[BEGIN Data]

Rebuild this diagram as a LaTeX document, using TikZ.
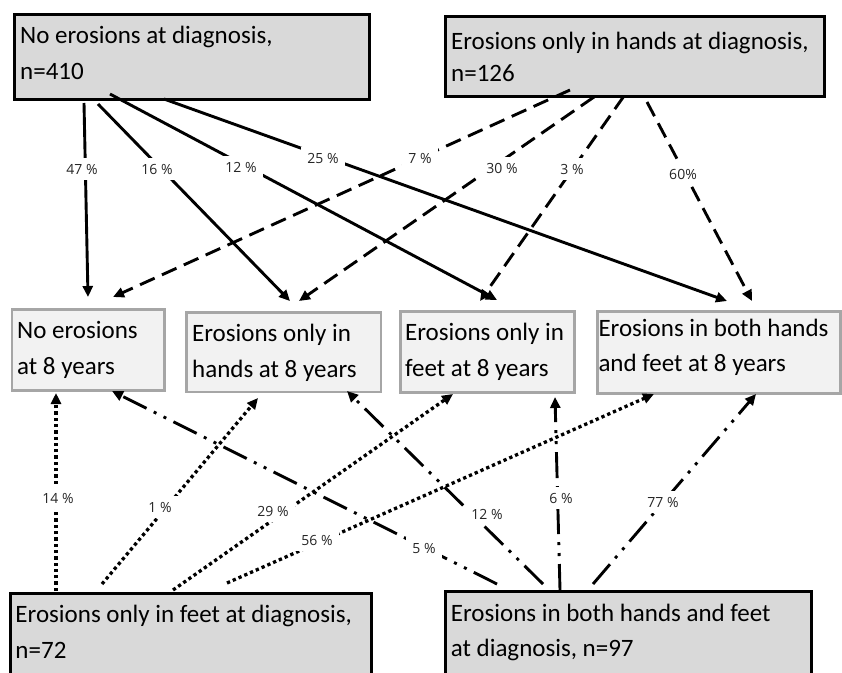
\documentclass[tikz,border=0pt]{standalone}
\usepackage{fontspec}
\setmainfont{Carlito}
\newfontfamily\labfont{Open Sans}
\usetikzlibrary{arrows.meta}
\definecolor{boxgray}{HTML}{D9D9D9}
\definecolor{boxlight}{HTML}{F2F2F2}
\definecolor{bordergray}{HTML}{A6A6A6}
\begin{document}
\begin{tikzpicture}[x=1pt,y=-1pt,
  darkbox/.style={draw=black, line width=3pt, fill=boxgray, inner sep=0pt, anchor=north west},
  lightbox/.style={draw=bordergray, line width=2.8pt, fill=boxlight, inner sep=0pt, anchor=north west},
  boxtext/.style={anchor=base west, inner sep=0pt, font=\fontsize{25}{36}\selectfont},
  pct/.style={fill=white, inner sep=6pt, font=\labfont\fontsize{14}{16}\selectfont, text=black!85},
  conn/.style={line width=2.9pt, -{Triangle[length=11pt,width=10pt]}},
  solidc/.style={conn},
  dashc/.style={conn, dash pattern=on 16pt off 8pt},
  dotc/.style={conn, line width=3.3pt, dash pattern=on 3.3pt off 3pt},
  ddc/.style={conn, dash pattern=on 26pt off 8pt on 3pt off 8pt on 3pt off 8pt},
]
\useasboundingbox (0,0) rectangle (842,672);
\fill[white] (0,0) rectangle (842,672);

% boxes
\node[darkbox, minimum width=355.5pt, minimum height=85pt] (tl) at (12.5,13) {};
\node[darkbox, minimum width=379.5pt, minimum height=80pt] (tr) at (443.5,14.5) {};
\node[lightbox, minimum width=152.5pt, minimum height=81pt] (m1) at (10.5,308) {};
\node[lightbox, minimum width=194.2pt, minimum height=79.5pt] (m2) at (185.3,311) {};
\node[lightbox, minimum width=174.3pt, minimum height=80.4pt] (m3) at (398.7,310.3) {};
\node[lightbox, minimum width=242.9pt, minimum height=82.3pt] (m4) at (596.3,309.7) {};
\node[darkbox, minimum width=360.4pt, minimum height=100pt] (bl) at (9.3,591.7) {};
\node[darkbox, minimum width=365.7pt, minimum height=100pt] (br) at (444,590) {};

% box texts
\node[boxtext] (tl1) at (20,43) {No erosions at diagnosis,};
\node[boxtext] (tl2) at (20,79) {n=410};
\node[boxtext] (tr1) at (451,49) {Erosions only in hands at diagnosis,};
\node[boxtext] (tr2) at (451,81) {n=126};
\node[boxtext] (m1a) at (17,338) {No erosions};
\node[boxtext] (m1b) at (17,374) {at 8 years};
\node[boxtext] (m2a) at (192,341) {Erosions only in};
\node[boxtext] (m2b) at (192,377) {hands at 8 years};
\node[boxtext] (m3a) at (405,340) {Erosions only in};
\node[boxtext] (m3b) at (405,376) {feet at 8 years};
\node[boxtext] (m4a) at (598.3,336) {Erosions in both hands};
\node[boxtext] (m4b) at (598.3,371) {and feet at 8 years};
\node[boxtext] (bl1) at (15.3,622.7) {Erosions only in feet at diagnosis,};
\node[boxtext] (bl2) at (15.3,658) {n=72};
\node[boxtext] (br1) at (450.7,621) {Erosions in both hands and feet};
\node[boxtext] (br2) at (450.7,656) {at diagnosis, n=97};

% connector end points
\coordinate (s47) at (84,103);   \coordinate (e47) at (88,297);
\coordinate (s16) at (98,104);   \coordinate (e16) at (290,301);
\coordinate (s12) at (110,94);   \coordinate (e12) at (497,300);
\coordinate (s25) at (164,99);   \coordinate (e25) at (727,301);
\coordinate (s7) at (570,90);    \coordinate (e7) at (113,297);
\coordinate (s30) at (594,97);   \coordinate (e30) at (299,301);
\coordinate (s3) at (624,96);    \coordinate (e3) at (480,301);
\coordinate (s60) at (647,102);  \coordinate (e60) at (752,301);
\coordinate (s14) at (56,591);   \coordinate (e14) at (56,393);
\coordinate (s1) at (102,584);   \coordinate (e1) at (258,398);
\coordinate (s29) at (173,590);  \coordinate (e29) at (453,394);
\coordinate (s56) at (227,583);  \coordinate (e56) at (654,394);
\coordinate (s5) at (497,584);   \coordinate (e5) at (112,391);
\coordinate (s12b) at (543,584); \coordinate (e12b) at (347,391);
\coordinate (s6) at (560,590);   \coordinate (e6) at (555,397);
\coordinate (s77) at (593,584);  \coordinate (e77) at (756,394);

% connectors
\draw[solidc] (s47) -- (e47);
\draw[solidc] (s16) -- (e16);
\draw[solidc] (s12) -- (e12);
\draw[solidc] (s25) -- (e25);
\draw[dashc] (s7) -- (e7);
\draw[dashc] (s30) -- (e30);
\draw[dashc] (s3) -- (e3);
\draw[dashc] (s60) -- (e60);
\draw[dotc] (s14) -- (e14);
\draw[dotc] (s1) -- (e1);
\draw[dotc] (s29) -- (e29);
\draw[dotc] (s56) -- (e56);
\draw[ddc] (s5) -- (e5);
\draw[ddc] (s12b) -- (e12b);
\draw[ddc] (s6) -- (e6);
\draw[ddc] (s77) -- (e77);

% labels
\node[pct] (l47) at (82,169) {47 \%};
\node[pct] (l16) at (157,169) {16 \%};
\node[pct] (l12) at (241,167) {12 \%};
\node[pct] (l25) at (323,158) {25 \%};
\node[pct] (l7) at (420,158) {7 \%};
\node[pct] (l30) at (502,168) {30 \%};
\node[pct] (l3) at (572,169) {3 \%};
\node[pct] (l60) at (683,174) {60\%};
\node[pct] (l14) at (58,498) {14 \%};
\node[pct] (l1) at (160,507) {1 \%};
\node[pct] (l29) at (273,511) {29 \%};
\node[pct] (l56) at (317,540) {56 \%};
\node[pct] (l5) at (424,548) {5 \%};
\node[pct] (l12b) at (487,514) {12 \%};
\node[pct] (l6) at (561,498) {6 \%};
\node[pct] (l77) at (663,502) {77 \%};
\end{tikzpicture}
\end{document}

[END Data]

» Exercise goal
Skipping the pictures, transcribe each line above exactly as it appears.

» Task solution
Rebuild this diagram as a LaTeX document, using TikZ.
\documentclass[tikz,border=0pt]{standalone}
\usepackage{fontspec}
\setmainfont{Carlito}
\newfontfamily\labfont{Open Sans}
\usetikzlibrary{arrows.meta}
\definecolor{boxgray}{HTML}{D9D9D9}
\definecolor{boxlight}{HTML}{F2F2F2}
\definecolor{bordergray}{HTML}{A6A6A6}
\begin{document}
\begin{tikzpicture}[x=1pt,y=-1pt,
  darkbox/.style={draw=black, line width=3pt, fill=boxgray, inner sep=0pt, anchor=north west},
  lightbox/.style={draw=bordergray, line width=2.8pt, fill=boxlight, inner sep=0pt, anchor=north west},
  boxtext/.style={anchor=base west, inner sep=0pt, font=\fontsize{25}{36}\selectfont},
  pct/.style={fill=white, inner sep=6pt, font=\labfont\fontsize{14}{16}\selectfont, text=black!85},
  conn/.style={line width=2.9pt, -{Triangle[length=11pt,width=10pt]}},
  solidc/.style={conn},
  dashc/.style={conn, dash pattern=on 16pt off 8pt},
  dotc/.style={conn, line width=3.3pt, dash pattern=on 3.3pt off 3pt},
  ddc/.style={conn, dash pattern=on 26pt off 8pt on 3pt off 8pt on 3pt off 8pt},
]
\useasboundingbox (0,0) rectangle (842,672);
\fill[white] (0,0) rectangle (842,672);

% boxes
\node[darkbox, minimum width=355.5pt, minimum height=85pt] (tl) at (12.5,13) {};
\node[darkbox, minimum width=379.5pt, minimum height=80pt] (tr) at (443.5,14.5) {};
\node[lightbox, minimum width=152.5pt, minimum height=81pt] (m1) at (10.5,308) {};
\node[lightbox, minimum width=194.2pt, minimum height=79.5pt] (m2) at (185.3,311) {};
\node[lightbox, minimum width=174.3pt, minimum height=80.4pt] (m3) at (398.7,310.3) {};
\node[lightbox, minimum width=242.9pt, minimum height=82.3pt] (m4) at (596.3,309.7) {};
\node[darkbox, minimum width=360.4pt, minimum height=100pt] (bl) at (9.3,591.7) {};
\node[darkbox, minimum width=365.7pt, minimum height=100pt] (br) at (444,590) {};

% box texts
\node[boxtext] (tl1) at (20,43) {No erosions at diagnosis,};
\node[boxtext] (tl2) at (20,79) {n=410};
\node[boxtext] (tr1) at (451,49) {Erosions only in hands at diagnosis,};
\node[boxtext] (tr2) at (451,81) {n=126};
\node[boxtext] (m1a) at (17,338) {No erosions};
\node[boxtext] (m1b) at (17,374) {at 8 years};
\node[boxtext] (m2a) at (192,341) {Erosions only in};
\node[boxtext] (m2b) at (192,377) {hands at 8 years};
\node[boxtext] (m3a) at (405,340) {Erosions only in};
\node[boxtext] (m3b) at (405,376) {feet at 8 years};
\node[boxtext] (m4a) at (598.3,336) {Erosions in both hands};
\node[boxtext] (m4b) at (598.3,371) {and feet at 8 years};
\node[boxtext] (bl1) at (15.3,622.7) {Erosions only in feet at diagnosis,};
\node[boxtext] (bl2) at (15.3,658) {n=72};
\node[boxtext] (br1) at (450.7,621) {Erosions in both hands and feet};
\node[boxtext] (br2) at (450.7,656) {at diagnosis, n=97};

% connector end points
\coordinate (s47) at (84,103);   \coordinate (e47) at (88,297);
\coordinate (s16) at (98,104);   \coordinate (e16) at (290,301);
\coordinate (s12) at (110,94);   \coordinate (e12) at (497,300);
\coordinate (s25) at (164,99);   \coordinate (e25) at (727,301);
\coordinate (s7) at (570,90);    \coordinate (e7) at (113,297);
\coordinate (s30) at (594,97);   \coordinate (e30) at (299,301);
\coordinate (s3) at (624,96);    \coordinate (e3) at (480,301);
\coordinate (s60) at (647,102);  \coordinate (e60) at (752,301);
\coordinate (s14) at (56,591);   \coordinate (e14) at (56,393);
\coordinate (s1) at (102,584);   \coordinate (e1) at (258,398);
\coordinate (s29) at (173,590);  \coordinate (e29) at (453,394);
\coordinate (s56) at (227,583);  \coordinate (e56) at (654,394);
\coordinate (s5) at (497,584);   \coordinate (e5) at (112,391);
\coordinate (s12b) at (543,584); \coordinate (e12b) at (347,391);
\coordinate (s6) at (560,590);   \coordinate (e6) at (555,397);
\coordinate (s77) at (593,584);  \coordinate (e77) at (756,394);

% connectors
\draw[solidc] (s47) -- (e47);
\draw[solidc] (s16) -- (e16);
\draw[solidc] (s12) -- (e12);
\draw[solidc] (s25) -- (e25);
\draw[dashc] (s7) -- (e7);
\draw[dashc] (s30) -- (e30);
\draw[dashc] (s3) -- (e3);
\draw[dashc] (s60) -- (e60);
\draw[dotc] (s14) -- (e14);
\draw[dotc] (s1) -- (e1);
\draw[dotc] (s29) -- (e29);
\draw[dotc] (s56) -- (e56);
\draw[ddc] (s5) -- (e5);
\draw[ddc] (s12b) -- (e12b);
\draw[ddc] (s6) -- (e6);
\draw[ddc] (s77) -- (e77);

% labels
\node[pct] (l47) at (82,169) {47 \%};
\node[pct] (l16) at (157,169) {16 \%};
\node[pct] (l12) at (241,167) {12 \%};
\node[pct] (l25) at (323,158) {25 \%};
\node[pct] (l7) at (420,158) {7 \%};
\node[pct] (l30) at (502,168) {30 \%};
\node[pct] (l3) at (572,169) {3 \%};
\node[pct] (l60) at (683,174) {60\%};
\node[pct] (l14) at (58,498) {14 \%};
\node[pct] (l1) at (160,507) {1 \%};
\node[pct] (l29) at (273,511) {29 \%};
\node[pct] (l56) at (317,540) {56 \%};
\node[pct] (l5) at (424,548) {5 \%};
\node[pct] (l12b) at (487,514) {12 \%};
\node[pct] (l6) at (561,498) {6 \%};
\node[pct] (l77) at (663,502) {77 \%};
\end{tikzpicture}
\end{document}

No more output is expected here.